The operator of a Victorian power station has been found guilty of putting staff and the public in danger after a coalmine fire raged for 45 days and blanketed the community in thick smoke and coal dust.
The ABC can also reveal the Hazelwood Power Station operators were found guilty of pollution offences related to the 2014 fire, which started when two bushfires spread into the open-cut coal mine, in a trial earlier this year.
That trial was subject to non-publication orders while the subsequent trial took place.
On Wednesday, a Supreme Court jury found the Hazelwood Power Corporation did not adequately assess the risk of fire, did not have an adequate reticulated water system, failed to slash vegetation around the mine and did not take action early enough to wet down areas around the mine.
After an eight-week trial, jurors also found there were not enough workers at the site with the expertise to fight the fire on the day, and the company failed to adequately assess the risk of a fire entering the mine.
The company was charged with 12 offences, and found guilty of 10.
The jury found the company not guilty of failing to provide decent generators or an alternative power source to operate the fire system.
Watering system was in a state of disrepair
During the second trial, Crown prosecutor Sally Flynn QC argued the company should have foreseen the possibility of a fire entering the mine and the origin of the fire did not matter.
She said the watering system in the northern walls of the mine, known as batters, had fallen into disrepair after the mine was privatised in 1996.

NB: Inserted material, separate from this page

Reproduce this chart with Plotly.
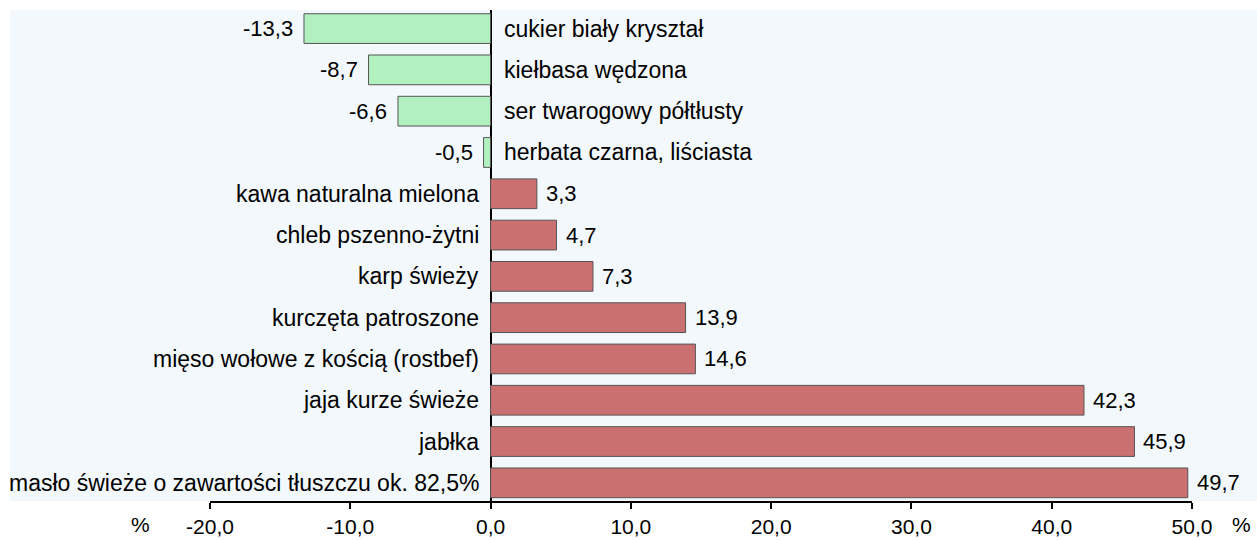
import plotly.graph_objects as go

categories = [
    "cukier biały kryształ",
    "kiełbasa wędzona",
    "ser twarogowy półtłusty",
    "herbata czarna, liściasta",
    "kawa naturalna mielona",
    "chleb pszenno-żytni",
    "karp świeży",
    "kurczęta patroszone",
    "mięso wołowe z kością (rostbef)",
    "jaja kurze świeże",
    "jabłka",
    "masło świeże o zawartości tłuszczu ok. 82,5%",
]
values = [-13.3, -8.7, -6.6, -0.5, 3.3, 4.7, 7.3, 13.9, 14.6, 42.3, 45.9, 49.7]
tick_values = [-20, -10, 0, 10, 20, 30, 40, 50]
tick_labels = ["-20,0", "-10,0", "0,0", "10,0", "20,0", "30,0", "40,0", "50,0"]

GREEN = "#b3f0c0"
RED = "#cb7070"
BG = "#f3f8fc"
FONT = "Liberation Sans, Arial, sans-serif"
FS = 22
FS_CAT = 23
FS_TICK = 21

colors = [GREEN if v < 0 else RED for v in values]

fig = go.Figure(
    go.Bar(
        x=values,
        y=categories,
        orientation="h",
        marker=dict(color=colors, line=dict(color="#555555", width=1)),
        width=0.72,
        hoverinfo="skip",
    )
)

annotations = []
for c, v in zip(categories, values):
    fmt = f"{v:.1f}".replace(".", ",")
    if v >= 0:
        annotations.append(dict(x=v, y=c, xref="x", yref="y", text=fmt, showarrow=False,
                                xanchor="left", xshift=7, font=dict(size=FS, color="black", family=FONT)))
        annotations.append(dict(x=0, y=c, xref="x", yref="y", text=c, showarrow=False,
                                xanchor="right", xshift=-10, font=dict(size=FS_CAT, color="black", family=FONT)))
    else:
        annotations.append(dict(x=v, y=c, xref="x", yref="y", text=fmt, showarrow=False,
                                xanchor="right", xshift=-9, font=dict(size=FS, color="black", family=FONT)))
        annotations.append(dict(x=0, y=c, xref="x", yref="y", text=c, showarrow=False,
                                xanchor="left", xshift=11, font=dict(size=FS_CAT, color="black", family=FONT)))

annotations.append(dict(x=-20, y=0, xref="x", yref="paper", text="%", showarrow=False,
                        xanchor="right", yanchor="top", xshift=-58, yshift=-10,
                        font=dict(size=FS_TICK, color="black", family=FONT)))
annotations.append(dict(x=50, y=0, xref="x", yref="paper", text="%", showarrow=False,
                        xanchor="left", yanchor="top", xshift=38, yshift=-10,
                        font=dict(size=FS_TICK, color="black", family=FONT)))

fig.update_layout(
    width=1257,
    height=540,
    margin=dict(l=210, r=65, t=10, b=39, autoexpand=False),
    paper_bgcolor="white",
    plot_bgcolor=BG,
    showlegend=False,
    annotations=annotations,
    shapes=[dict(type="rect", xref="paper", yref="paper",
                 x0=-200 / 982, x1=1047 / 982, y0=0, y1=1,
                 fillcolor=BG, line=dict(width=0), layer="below")],
    xaxis=dict(
        range=[-20, 50],
        tickvals=tick_values,
        ticktext=tick_labels,
        showgrid=False,
        zeroline=True,
        zerolinecolor="black",
        zerolinewidth=2,
        showline=True,
        linecolor="black",
        linewidth=2,
        ticks="outside",
        ticklen=6,
        tickwidth=2,
        tickcolor="black",
        ticklabelstandoff=0,
        tickfont=dict(size=FS_TICK, color="black", family=FONT),
        automargin=False,
        fixedrange=True,
    ),
    yaxis=dict(
        range=[11.44, -0.45],
        showticklabels=False,
        showgrid=False,
        zeroline=False,
        showline=False,
        ticks="",
        automargin=False,
        fixedrange=True,
    ),
)

fig.write_html(
    "out.html",
    config={"displayModeBar": False},
    post_script="document.body.style.margin='0';document.body.style.overflow='hidden';",
)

She said as a result, it could not be used to reduce the risk of fire by wetting the coal or be used later to fight the fire.
“Such was the importance of the reticulated system for fire suppression, that during February 2014, during the fire, there were some 9836 metres of additional pipework installed across the northern batters to aid in the suppression of fire,” Ms Flynn said.
Other charges related to creating risk by not adequately staffing the mine on the day the fire started and not maintaining vegetation inside the mine.
Two other charges relating to an alleged failure to maintain vegetation were dropped.
‘Bad things happen’
The court heard there was a total fire ban on the day the fire started but only two extra emergency services staff were rostered on to deal with the increased risk of fire.
The company’s barrister, Ian Hill QC, told the court the fire was a “rare, exceptional, unprecedented event” and one of the fires was started by arsonists.
“When bad things happen it doesn’t always mean that someone is at fault and even if they are at fault it doesn’t mean they’re criminally at fault,” he said.
Mr Hill told the court the company had conducted a review of major mining hazards in October 2012, which included fire.
He said even if a risk assessment for external fire was undertaken it “would not have led to any particular control being implemented, so as to eliminate or reduce risk”.
Mr Hill said the company had identified heat, vehicles and electrical faults in the operating areas of the mine as the highest fire risk.
“They recognised that fire could occur and most likely would occur in the operational areas,” he said.
“They had policy plans and procedures and training … to deal with combat the incidents of fire and they did so on a regular basis.”
The secret trial
The first Supreme Court trial, which started in May and went for eight weeks, was kept secret so as not to compromise the jury in the second trial.
In July, a jury found a group of four companies guilty of a total of 12 charges.
Hazelwood Pacific, Australian Power Partners, Hazelwood Churchill and National Power Australia Investments – part of Hazelwood Power Corporation – were convicted of offences related to creating unsafe pollution around the town of Morwell.
The trial, before Justice Andrew Keogh, heard details of health impacts members of the Morwell community experienced during and after the fire.
Simon Ellis told the court he watched the fire take hold in the mine from his balcony in Morwell.
Mr Ellis, who has since moved away from Morwell, developed a wheeze which he blamed on the smoke and said his young daughter suffered nosebleeds.
“I had these coughing fits that started. I would just cough and actually pass out from coughing, where I actually ended up going to hospital,” he said.
‘There was ash everywhere’
Another local explained how she lost her voice from working and living in the town during the mine fire.
“We were all sick from the fumes and from the smoke we’d inhaled,” Michelle Gatt testified.
“There was ash everywhere, no matter how much I vacuumed or swept, you couldn’t get rid of it and it continued to be like that for the next couple of weeks, probably four weeks.”
Crown prosecutor David Neal SC argued the company failed to properly prepare for a massive fire and did not do enough to fight the fire when it did take hold.
“The mine … failed to put in place sufficient reticulation, allowed vegetation to grow unchecked in the worked-out batters and failed to provide sufficient staff in light of all the resources that would be needed to meet such an attack,” Dr Neal said.
“That’s the reason that the pollution occurred.
“Thirty-five people on 9 February 2014 was never going to be enough people to deal with embers from a bushfire attack.”